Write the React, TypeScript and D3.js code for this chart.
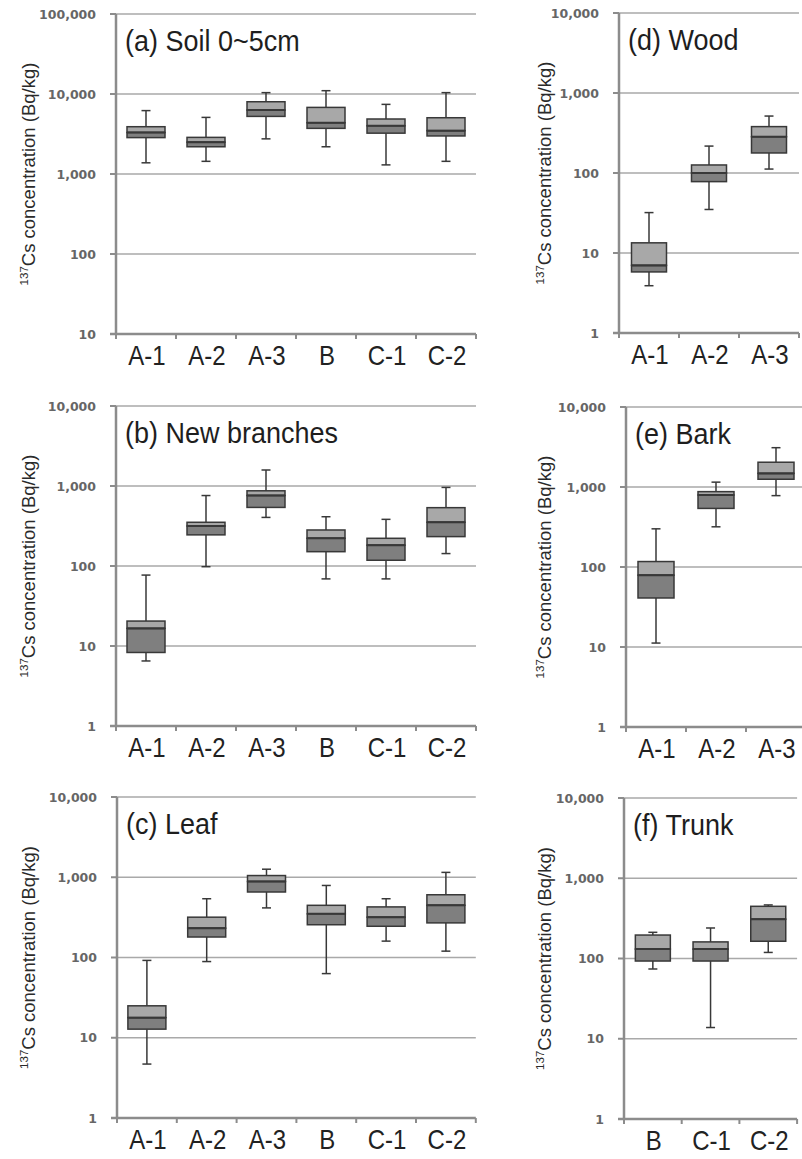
import * as d3 from "d3";

// five-number summaries: [min, q1, median, q3, max]
type Stat = [number, number, number, number, number];

const siteCats = ["A-1", "A-2", "A-3", "B", "C-1", "C-2"];
const woodCats = ["A-1", "A-2", "A-3"];
const trunkCats = ["B", "C-1", "C-2"];

const soil: Stat[] = [
  [1380, 2850, 3300, 3900, 6200],
  [1440, 2190, 2500, 2870, 5100],
  [2750, 5250, 6300, 8000, 10400],
  [2190, 3720, 4370, 6800, 11000],
  [1300, 3240, 4000, 4870, 7420],
  [1440, 2990, 3480, 5050, 10400],
];

const branches: Stat[] = [
  [6.5, 8.3, 16.6, 20.5, 77],
  [98, 245, 316, 352, 760],
  [405, 540, 760, 871, 1585],
  [69, 151, 222, 282, 413],
  [69, 118, 182, 222, 383],
  [143, 233, 352, 536, 960],
];

const leaf: Stat[] = [
  [4.7, 12.8, 17.8, 25, 92],
  [89, 180, 232, 318, 540],
  [415, 655, 885, 1050, 1260],
  [63, 256, 350, 447, 790],
  [160, 245, 318, 427, 540],
  [120, 270, 447, 605, 1150],
];

const wood: Stat[] = [
  [3.9, 5.8, 7.0, 13.4, 32],
  [35, 78, 100, 126, 217],
  [112, 178, 284, 380, 515],
];

const bark: Stat[] = [
  [11.2, 41, 79, 117, 300],
  [318, 540, 794, 875, 1150],
  [780, 1250, 1480, 2040, 3100],
];

const trunk: Stat[] = [
  [74, 93, 131, 196, 212],
  [13.8, 93, 131, 161, 240],
  [119, 164, 309, 447, 465],
];

const soilTicks = [10, 100, 1000, 10000, 100000];
const tissueTicks = [1, 10, 100, 1000, 10000];

type Panel = {
  title: string;
  cats: string[];
  data: Stat[];
  ticks: number[];
  x0: number;
  catW: number;
  boxW: number;
  top: number;
  bottom: number;
  labelX: number;
};

const panels: Panel[] = [
  { title: "(a) Soil 0~5cm", cats: siteCats, data: soil, ticks: soilTicks, x0: 116, catW: 60, boxW: 38, top: 14, bottom: 334, labelX: 35 },
  { title: "(b) New branches", cats: siteCats, data: branches, ticks: tissueTicks, x0: 116, catW: 60, boxW: 38, top: 406, bottom: 726, labelX: 35 },
  { title: "(c) Leaf", cats: siteCats, data: leaf, ticks: tissueTicks, x0: 117, catW: 59.8, boxW: 38, top: 797, bottom: 1118, labelX: 35 },
  { title: "(d) Wood", cats: woodCats, data: wood, ticks: tissueTicks, x0: 619, catW: 60, boxW: 35, top: 13, bottom: 333, labelX: 551 },
  { title: "(e) Bark", cats: woodCats, data: bark, ticks: tissueTicks, x0: 626, catW: 60, boxW: 36, top: 407, bottom: 727, labelX: 551 },
  { title: "(f) Trunk", cats: trunkCats, data: trunk, ticks: tissueTicks, x0: 624, catW: 57.7, boxW: 35, top: 798, bottom: 1119, labelX: 551 },
];

const gridColor = "#a9a9a9";
const axisColor = "#8c8c8c";
const boxStroke = "#383838";
const upperFill = "#a8a8a8";
const lowerFill = "#7f7f7f";
const fmt = d3.format(",");

const BoxPanel = ({ p }: { p: Panel }) => {
  const x = d3
    .scaleBand<string>()
    .domain(p.cats)
    .range([p.x0, p.x0 + p.cats.length * p.catW]);
  const y = d3
    .scaleLog()
    .domain([p.ticks[0], p.ticks[p.ticks.length - 1]])
    .range([p.bottom, p.top]);
  const right = p.x0 + p.cats.length * p.catW;
  const midY = (p.top + p.bottom) / 2;

  return (
    <g>
      {/* gridlines and y ticks */}
      {p.ticks.map((t) => (
        <g key={t}>
          {t !== p.ticks[0] && (
            <line x1={p.x0} x2={right} y1={y(t)} y2={y(t)} stroke={gridColor} strokeWidth={1.5} />
          )}
          <line x1={p.x0 - 6} x2={p.x0} y1={y(t)} y2={y(t)} stroke={axisColor} strokeWidth={2} />
          <text
            x={p.x0 - 20}
            y={y(t)}
            dy="0.36em"
            textAnchor="end"
            fontFamily="DejaVu Sans, Verdana, sans-serif"
            fontWeight="bold"
            fontSize={12.5}
            fill="#666"
          >
            {fmt(t)}
          </text>
        </g>
      ))}

      {/* axes */}
      <line x1={p.x0} x2={p.x0} y1={p.top} y2={p.bottom} stroke={axisColor} strokeWidth={2.5} />
      <line x1={p.x0 - 6} x2={right} y1={p.bottom} y2={p.bottom} stroke={axisColor} strokeWidth={2.5} />
      {d3.range(p.cats.length + 1).map((i) => (
        <line
          key={i}
          x1={p.x0 + i * p.catW}
          x2={p.x0 + i * p.catW}
          y1={p.bottom}
          y2={p.bottom + 5}
          stroke={axisColor}
          strokeWidth={2}
        />
      ))}

      {/* boxes */}
      {p.data.map(([mn, q1, md, q3, mx], i) => {
        const cx = (x(p.cats[i]) ?? 0) + x.bandwidth() / 2;
        const bx = cx - p.boxW / 2;
        return (
          <g key={p.cats[i]}>
            <line x1={cx} x2={cx} y1={y(mx)} y2={y(q3)} stroke={boxStroke} strokeWidth={1.5} />
            <line x1={cx} x2={cx} y1={y(q1)} y2={y(mn)} stroke={boxStroke} strokeWidth={1.5} />
            <line x1={cx - 4.5} x2={cx + 4.5} y1={y(mx)} y2={y(mx)} stroke={boxStroke} strokeWidth={1.5} />
            <line x1={cx - 4.5} x2={cx + 4.5} y1={y(mn)} y2={y(mn)} stroke={boxStroke} strokeWidth={1.5} />
            <rect x={bx} y={y(q3)} width={p.boxW} height={y(md) - y(q3)} fill={upperFill} stroke={boxStroke} strokeWidth={1.5} />
            <rect x={bx} y={y(md)} width={p.boxW} height={y(q1) - y(md)} fill={lowerFill} stroke={boxStroke} strokeWidth={1.5} />
            <line x1={bx} x2={bx + p.boxW} y1={y(md)} y2={y(md)} stroke={boxStroke} strokeWidth={2} />
          </g>
        );
      })}

      {/* category labels */}
      {p.cats.map((c) => (
        <text
          key={c}
          transform={`translate(${(x(c) ?? 0) + x.bandwidth() / 2 + 1}, ${p.bottom + 31}) scale(1, 1.15)`}
          textAnchor="middle"
          fontFamily="Liberation Sans, Arial, sans-serif"
          fontSize={24}
          fill="#222"
        >
          {c}
        </text>
      ))}

      {/* panel title */}
      <text
        transform={`translate(${p.x0 + 9}, ${p.top + 37}) scale(1, 1.12)`}
        fontFamily="Liberation Sans, Arial, sans-serif"
        fontSize={27}
        fill="#1e1e1e"
      >
        {p.title}
      </text>

      {/* y axis title */}
      <text
        transform={`translate(${p.labelX}, ${midY}) rotate(-90)`}
        textAnchor="middle"
        fontFamily="Liberation Sans, Arial, sans-serif"
        fontSize={18.5}
        fill="#2a2a2a"
      >
        <tspan fontSize={11.5} dy={-7.5}>137</tspan>
        <tspan dy={7.5}>Cs concentration (Bq/kg)</tspan>
      </text>
    </g>
  );
};

const App = () => {
  const width = 802;
  const height = 1159;
  return (
    <svg
      width={width}
      height={height}
      viewBox={`0 0 ${width} ${height}`}
      style={{ position: "absolute", left: 0, top: 0, background: "#fff" }}
      role="img"
      aria-label="137Cs concentration box plots"
    >
      <rect width={width} height={height} fill="#fff" />
      {panels.map((p) => (
        <BoxPanel key={p.title} p={p} />
      ))}
    </svg>
  );
};

export default App;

=====

**What this task involves:**
Transcribe the full listing character for character. Pictures are excluded.

**Exercise result:**
Write the React, TypeScript and D3.js code for this chart.
import * as d3 from "d3";

// five-number summaries: [min, q1, median, q3, max]
type Stat = [number, number, number, number, number];

const siteCats = ["A-1", "A-2", "A-3", "B", "C-1", "C-2"];
const woodCats = ["A-1", "A-2", "A-3"];
const trunkCats = ["B", "C-1", "C-2"];

const soil: Stat[] = [
  [1380, 2850, 3300, 3900, 6200],
  [1440, 2190, 2500, 2870, 5100],
  [2750, 5250, 6300, 8000, 10400],
  [2190, 3720, 4370, 6800, 11000],
  [1300, 3240, 4000, 4870, 7420],
  [1440, 2990, 3480, 5050, 10400],
];

const branches: Stat[] = [
  [6.5, 8.3, 16.6, 20.5, 77],
  [98, 245, 316, 352, 760],
  [405, 540, 760, 871, 1585],
  [69, 151, 222, 282, 413],
  [69, 118, 182, 222, 383],
  [143, 233, 352, 536, 960],
];

const leaf: Stat[] = [
  [4.7, 12.8, 17.8, 25, 92],
  [89, 180, 232, 318, 540],
  [415, 655, 885, 1050, 1260],
  [63, 256, 350, 447, 790],
  [160, 245, 318, 427, 540],
  [120, 270, 447, 605, 1150],
];

const wood: Stat[] = [
  [3.9, 5.8, 7.0, 13.4, 32],
  [35, 78, 100, 126, 217],
  [112, 178, 284, 380, 515],
];

const bark: Stat[] = [
  [11.2, 41, 79, 117, 300],
  [318, 540, 794, 875, 1150],
  [780, 1250, 1480, 2040, 3100],
];

const trunk: Stat[] = [
  [74, 93, 131, 196, 212],
  [13.8, 93, 131, 161, 240],
  [119, 164, 309, 447, 465],
];

const soilTicks = [10, 100, 1000, 10000, 100000];
const tissueTicks = [1, 10, 100, 1000, 10000];

type Panel = {
  title: string;
  cats: string[];
  data: Stat[];
  ticks: number[];
  x0: number;
  catW: number;
  boxW: number;
  top: number;
  bottom: number;
  labelX: number;
};

const panels: Panel[] = [
  { title: "(a) Soil 0~5cm", cats: siteCats, data: soil, ticks: soilTicks, x0: 116, catW: 60, boxW: 38, top: 14, bottom: 334, labelX: 35 },
  { title: "(b) New branches", cats: siteCats, data: branches, ticks: tissueTicks, x0: 116, catW: 60, boxW: 38, top: 406, bottom: 726, labelX: 35 },
  { title: "(c) Leaf", cats: siteCats, data: leaf, ticks: tissueTicks, x0: 117, catW: 59.8, boxW: 38, top: 797, bottom: 1118, labelX: 35 },
  { title: "(d) Wood", cats: woodCats, data: wood, ticks: tissueTicks, x0: 619, catW: 60, boxW: 35, top: 13, bottom: 333, labelX: 551 },
  { title: "(e) Bark", cats: woodCats, data: bark, ticks: tissueTicks, x0: 626, catW: 60, boxW: 36, top: 407, bottom: 727, labelX: 551 },
  { title: "(f) Trunk", cats: trunkCats, data: trunk, ticks: tissueTicks, x0: 624, catW: 57.7, boxW: 35, top: 798, bottom: 1119, labelX: 551 },
];

const gridColor = "#a9a9a9";
const axisColor = "#8c8c8c";
const boxStroke = "#383838";
const upperFill = "#a8a8a8";
const lowerFill = "#7f7f7f";
const fmt = d3.format(",");

const BoxPanel = ({ p }: { p: Panel }) => {
  const x = d3
    .scaleBand<string>()
    .domain(p.cats)
    .range([p.x0, p.x0 + p.cats.length * p.catW]);
  const y = d3
    .scaleLog()
    .domain([p.ticks[0], p.ticks[p.ticks.length - 1]])
    .range([p.bottom, p.top]);
  const right = p.x0 + p.cats.length * p.catW;
  const midY = (p.top + p.bottom) / 2;

  return (
    <g>
      {/* gridlines and y ticks */}
      {p.ticks.map((t) => (
        <g key={t}>
          {t !== p.ticks[0] && (
            <line x1={p.x0} x2={right} y1={y(t)} y2={y(t)} stroke={gridColor} strokeWidth={1.5} />
          )}
          <line x1={p.x0 - 6} x2={p.x0} y1={y(t)} y2={y(t)} stroke={axisColor} strokeWidth={2} />
          <text
            x={p.x0 - 20}
            y={y(t)}
            dy="0.36em"
            textAnchor="end"
            fontFamily="DejaVu Sans, Verdana, sans-serif"
            fontWeight="bold"
            fontSize={12.5}
            fill="#666"
          >
            {fmt(t)}
          </text>
        </g>
      ))}

      {/* axes */}
      <line x1={p.x0} x2={p.x0} y1={p.top} y2={p.bottom} stroke={axisColor} strokeWidth={2.5} />
      <line x1={p.x0 - 6} x2={right} y1={p.bottom} y2={p.bottom} stroke={axisColor} strokeWidth={2.5} />
      {d3.range(p.cats.length + 1).map((i) => (
        <line
          key={i}
          x1={p.x0 + i * p.catW}
          x2={p.x0 + i * p.catW}
          y1={p.bottom}
          y2={p.bottom + 5}
          stroke={axisColor}
          strokeWidth={2}
        />
      ))}

      {/* boxes */}
      {p.data.map(([mn, q1, md, q3, mx], i) => {
        const cx = (x(p.cats[i]) ?? 0) + x.bandwidth() / 2;
        const bx = cx - p.boxW / 2;
        return (
          <g key={p.cats[i]}>
            <line x1={cx} x2={cx} y1={y(mx)} y2={y(q3)} stroke={boxStroke} strokeWidth={1.5} />
            <line x1={cx} x2={cx} y1={y(q1)} y2={y(mn)} stroke={boxStroke} strokeWidth={1.5} />
            <line x1={cx - 4.5} x2={cx + 4.5} y1={y(mx)} y2={y(mx)} stroke={boxStroke} strokeWidth={1.5} />
            <line x1={cx - 4.5} x2={cx + 4.5} y1={y(mn)} y2={y(mn)} stroke={boxStroke} strokeWidth={1.5} />
            <rect x={bx} y={y(q3)} width={p.boxW} height={y(md) - y(q3)} fill={upperFill} stroke={boxStroke} strokeWidth={1.5} />
            <rect x={bx} y={y(md)} width={p.boxW} height={y(q1) - y(md)} fill={lowerFill} stroke={boxStroke} strokeWidth={1.5} />
            <line x1={bx} x2={bx + p.boxW} y1={y(md)} y2={y(md)} stroke={boxStroke} strokeWidth={2} />
          </g>
        );
      })}

      {/* category labels */}
      {p.cats.map((c) => (
        <text
          key={c}
          transform={`translate(${(x(c) ?? 0) + x.bandwidth() / 2 + 1}, ${p.bottom + 31}) scale(1, 1.15)`}
          textAnchor="middle"
          fontFamily="Liberation Sans, Arial, sans-serif"
          fontSize={24}
          fill="#222"
        >
          {c}
        </text>
      ))}

      {/* panel title */}
      <text
        transform={`translate(${p.x0 + 9}, ${p.top + 37}) scale(1, 1.12)`}
        fontFamily="Liberation Sans, Arial, sans-serif"
        fontSize={27}
        fill="#1e1e1e"
      >
        {p.title}
      </text>

      {/* y axis title */}
      <text
        transform={`translate(${p.labelX}, ${midY}) rotate(-90)`}
        textAnchor="middle"
        fontFamily="Liberation Sans, Arial, sans-serif"
        fontSize={18.5}
        fill="#2a2a2a"
      >
        <tspan fontSize={11.5} dy={-7.5}>137</tspan>
        <tspan dy={7.5}>Cs concentration (Bq/kg)</tspan>
      </text>
    </g>
  );
};

const App = () => {
  const width = 802;
  const height = 1159;
  return (
    <svg
      width={width}
      height={height}
      viewBox={`0 0 ${width} ${height}`}
      style={{ position: "absolute", left: 0, top: 0, background: "#fff" }}
      role="img"
      aria-label="137Cs concentration box plots"
    >
      <rect width={width} height={height} fill="#fff" />
      {panels.map((p) => (
        <BoxPanel key={p.title} p={p} />
      ))}
    </svg>
  );
};

export default App;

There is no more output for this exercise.